Los relatos biográficos, que abundan en los medios por su “ejemplaridad”, de aquel que llegó a los más altos lugares y venía de la pobreza, pueden ser una evidencia del carácter plebeyo de la universidad pública argentina y de la combinación entre circunstancias históricas y componentes subjetivos, pero no de que todo el que quiere “puede”, menos acentuando el carácter épico individual.
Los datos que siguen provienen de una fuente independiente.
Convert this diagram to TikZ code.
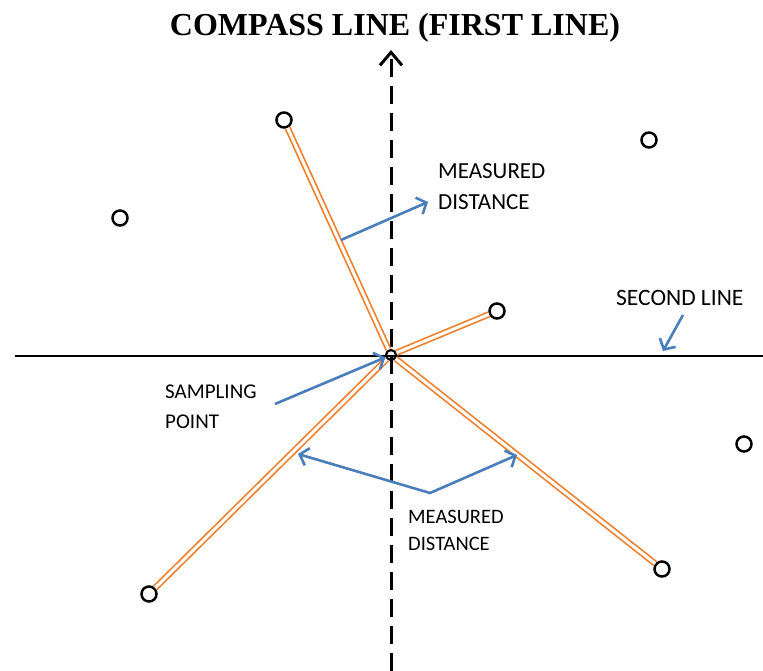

La noción de mérito tiene connotaciones sociales: lo que se naturaliza como mérito es producto muchas veces de una legitimación de otro orden; conduce a veces a una autopercepción de que unes son mejores que otres (“los mejores”) y, peor aún, autoriza a los que “llegaron” a hablar “en nombre de”. Si los méritos son leídos, en cambio, desde una perspectiva histórica, no abstracta diría Gramsci, como una combinación entre formaciones, saberes, y compromisos públicos con causas que consideramos justas, podemos pensar en itinerarios heterogéneos, desde el de la funcionaria economista Cecilia Todesca, la educadora Susana Reyes, directora del Isauro Arancibia, o los de tantas mujeres anónimas de los barrios populares; cuyos méritos pueden considerarse equivalentes en otra escala de análisis. Existen connotaciones clasistas pero también patriarcales y raciales, en el no reconocimiento de los mismos. Cómo se acreditan los saberes de unas y otras, de las que llegaron y las invisibles, es una tarea pendiente, que recomendaba hacer Adriana Puiggrós.

“¿Que he hecho yo para merecer esto?” era el título de una película de Pedro Almodovar. Habrá que salir de la pregunta autoreferencial, del “yo” que abunda en los discursos políticos, para preguntarnos qué hacemos, aquí y ahora, para qué, con quiénes y cómo, sin perder de vista el derrotero complejo de este país ni el horizonte de la igualdad. Lo demás son fuegos artificiales.